**Task goal**
Extract, from the listing that follows, each line containing the word "matplotlib".

**Given information**
▼

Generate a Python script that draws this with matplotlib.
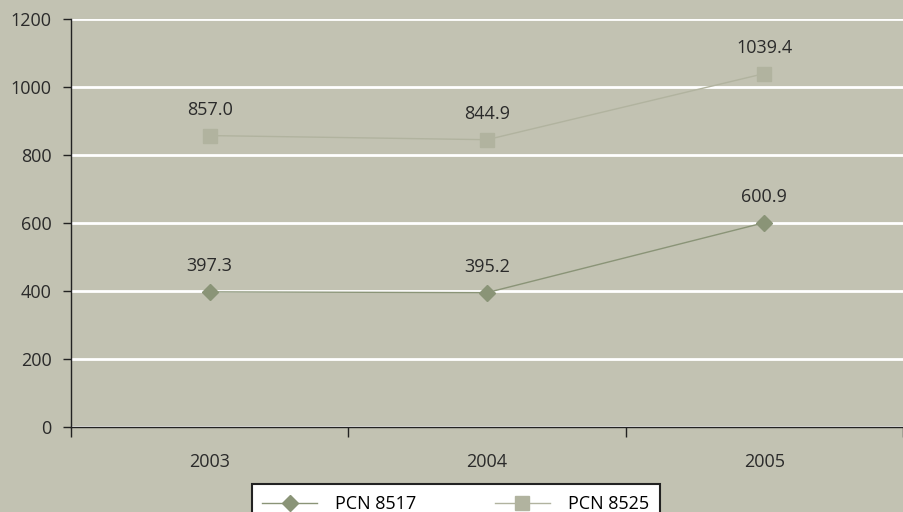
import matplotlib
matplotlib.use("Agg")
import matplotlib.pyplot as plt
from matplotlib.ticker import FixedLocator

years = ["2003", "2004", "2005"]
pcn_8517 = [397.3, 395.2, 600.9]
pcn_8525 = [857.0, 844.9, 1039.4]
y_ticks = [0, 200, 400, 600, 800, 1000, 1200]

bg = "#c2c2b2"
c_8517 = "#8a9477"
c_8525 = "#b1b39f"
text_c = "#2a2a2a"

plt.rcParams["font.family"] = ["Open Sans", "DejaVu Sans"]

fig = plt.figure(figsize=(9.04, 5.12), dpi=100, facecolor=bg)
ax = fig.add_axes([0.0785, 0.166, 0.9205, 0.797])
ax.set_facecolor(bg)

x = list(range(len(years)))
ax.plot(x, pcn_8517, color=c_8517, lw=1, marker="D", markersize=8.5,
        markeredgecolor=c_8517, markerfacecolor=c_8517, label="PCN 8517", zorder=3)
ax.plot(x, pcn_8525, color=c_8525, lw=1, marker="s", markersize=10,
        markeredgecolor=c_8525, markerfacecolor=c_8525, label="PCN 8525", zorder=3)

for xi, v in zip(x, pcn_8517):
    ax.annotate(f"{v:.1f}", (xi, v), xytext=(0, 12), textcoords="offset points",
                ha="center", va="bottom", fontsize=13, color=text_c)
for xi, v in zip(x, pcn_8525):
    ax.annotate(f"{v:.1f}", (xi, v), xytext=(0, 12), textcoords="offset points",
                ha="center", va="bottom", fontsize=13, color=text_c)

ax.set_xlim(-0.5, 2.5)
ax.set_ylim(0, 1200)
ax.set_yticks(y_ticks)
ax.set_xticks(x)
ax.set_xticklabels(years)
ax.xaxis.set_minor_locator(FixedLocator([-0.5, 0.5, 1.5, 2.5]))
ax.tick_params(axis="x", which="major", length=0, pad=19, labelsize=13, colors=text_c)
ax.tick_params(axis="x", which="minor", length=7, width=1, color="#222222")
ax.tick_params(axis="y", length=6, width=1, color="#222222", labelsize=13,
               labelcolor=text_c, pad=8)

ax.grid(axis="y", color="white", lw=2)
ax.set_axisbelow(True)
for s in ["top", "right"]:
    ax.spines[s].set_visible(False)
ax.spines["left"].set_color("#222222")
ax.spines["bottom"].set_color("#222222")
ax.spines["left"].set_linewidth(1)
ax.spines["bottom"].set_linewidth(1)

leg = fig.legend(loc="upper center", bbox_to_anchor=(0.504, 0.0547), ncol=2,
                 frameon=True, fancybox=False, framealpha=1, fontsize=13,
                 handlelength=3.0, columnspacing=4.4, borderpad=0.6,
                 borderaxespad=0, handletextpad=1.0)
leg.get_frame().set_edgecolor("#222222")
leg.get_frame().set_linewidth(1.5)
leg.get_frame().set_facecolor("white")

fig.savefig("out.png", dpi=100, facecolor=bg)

▲

**Correct answer**
Generate a Python script that draws this with matplotlib.
import matplotlib
matplotlib.use("Agg")
import matplotlib.pyplot as plt
from matplotlib.ticker import FixedLocator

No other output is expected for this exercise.